start

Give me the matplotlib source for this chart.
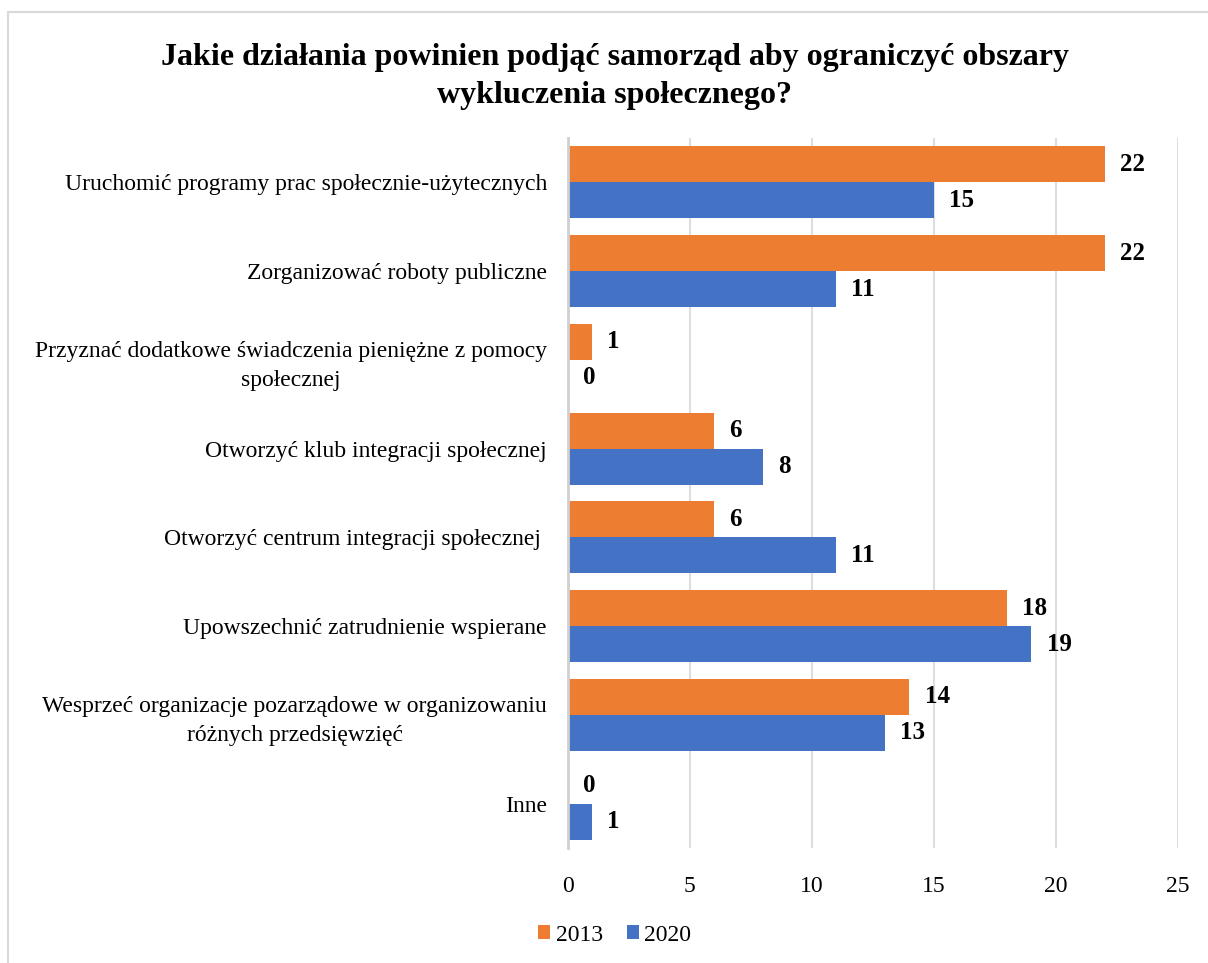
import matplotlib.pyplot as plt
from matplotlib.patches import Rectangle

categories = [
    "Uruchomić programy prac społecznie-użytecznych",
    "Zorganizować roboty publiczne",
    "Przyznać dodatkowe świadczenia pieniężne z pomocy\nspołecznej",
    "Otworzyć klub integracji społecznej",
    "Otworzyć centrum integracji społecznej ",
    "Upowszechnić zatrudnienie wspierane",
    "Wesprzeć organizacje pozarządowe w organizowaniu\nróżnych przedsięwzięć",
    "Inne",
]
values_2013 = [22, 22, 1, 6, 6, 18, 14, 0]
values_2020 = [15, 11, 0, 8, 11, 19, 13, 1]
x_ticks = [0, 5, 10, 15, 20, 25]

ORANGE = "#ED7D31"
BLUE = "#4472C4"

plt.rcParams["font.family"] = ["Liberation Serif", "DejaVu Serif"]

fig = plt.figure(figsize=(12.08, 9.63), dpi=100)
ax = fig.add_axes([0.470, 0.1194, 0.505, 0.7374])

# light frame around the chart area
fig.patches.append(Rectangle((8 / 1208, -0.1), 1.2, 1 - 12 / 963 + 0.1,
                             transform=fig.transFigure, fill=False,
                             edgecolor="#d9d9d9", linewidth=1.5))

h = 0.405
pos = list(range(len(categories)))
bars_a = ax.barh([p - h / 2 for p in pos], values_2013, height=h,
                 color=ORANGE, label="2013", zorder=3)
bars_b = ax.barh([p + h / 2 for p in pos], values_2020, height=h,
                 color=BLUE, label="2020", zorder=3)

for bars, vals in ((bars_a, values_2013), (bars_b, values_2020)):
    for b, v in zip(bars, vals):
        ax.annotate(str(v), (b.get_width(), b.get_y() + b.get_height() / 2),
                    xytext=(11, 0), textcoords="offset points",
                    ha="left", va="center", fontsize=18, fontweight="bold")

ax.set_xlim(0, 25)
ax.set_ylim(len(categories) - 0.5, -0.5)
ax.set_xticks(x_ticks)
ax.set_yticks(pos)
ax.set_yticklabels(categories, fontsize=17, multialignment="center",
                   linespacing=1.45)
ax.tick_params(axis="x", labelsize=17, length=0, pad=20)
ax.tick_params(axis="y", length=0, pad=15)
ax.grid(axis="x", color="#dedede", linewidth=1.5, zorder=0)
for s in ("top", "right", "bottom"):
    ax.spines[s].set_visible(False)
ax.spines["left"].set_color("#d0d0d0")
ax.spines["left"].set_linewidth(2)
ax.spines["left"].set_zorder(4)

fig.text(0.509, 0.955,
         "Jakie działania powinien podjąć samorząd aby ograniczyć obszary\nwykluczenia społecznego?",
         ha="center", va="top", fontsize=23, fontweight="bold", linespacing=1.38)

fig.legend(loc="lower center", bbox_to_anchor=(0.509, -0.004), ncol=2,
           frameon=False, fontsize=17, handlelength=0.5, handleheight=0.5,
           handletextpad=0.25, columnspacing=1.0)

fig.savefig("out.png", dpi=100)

end
start

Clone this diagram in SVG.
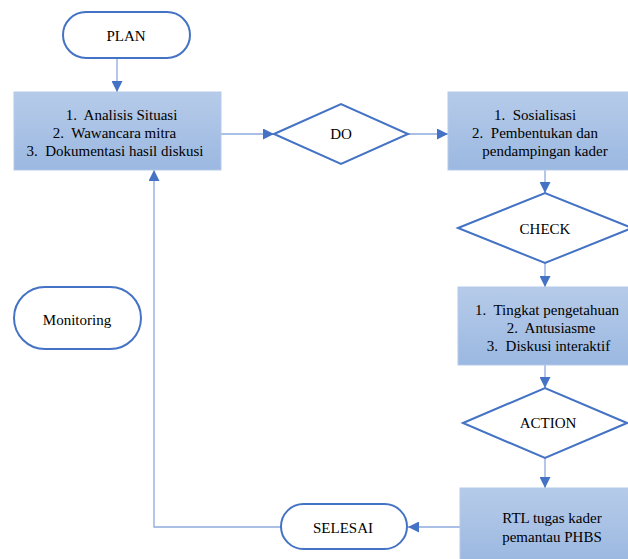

end

To be done:
Go back to the lines above and output, exactly as they stand, the ones from the line containing "Give me the matplotlib source for this chart." to the line containing "from matplotlib.patches import Rectangle". Leave all pictures behind.

Answer to the exercise:
Give me the matplotlib source for this chart.
import matplotlib.pyplot as plt
from matplotlib.patches import Rectangle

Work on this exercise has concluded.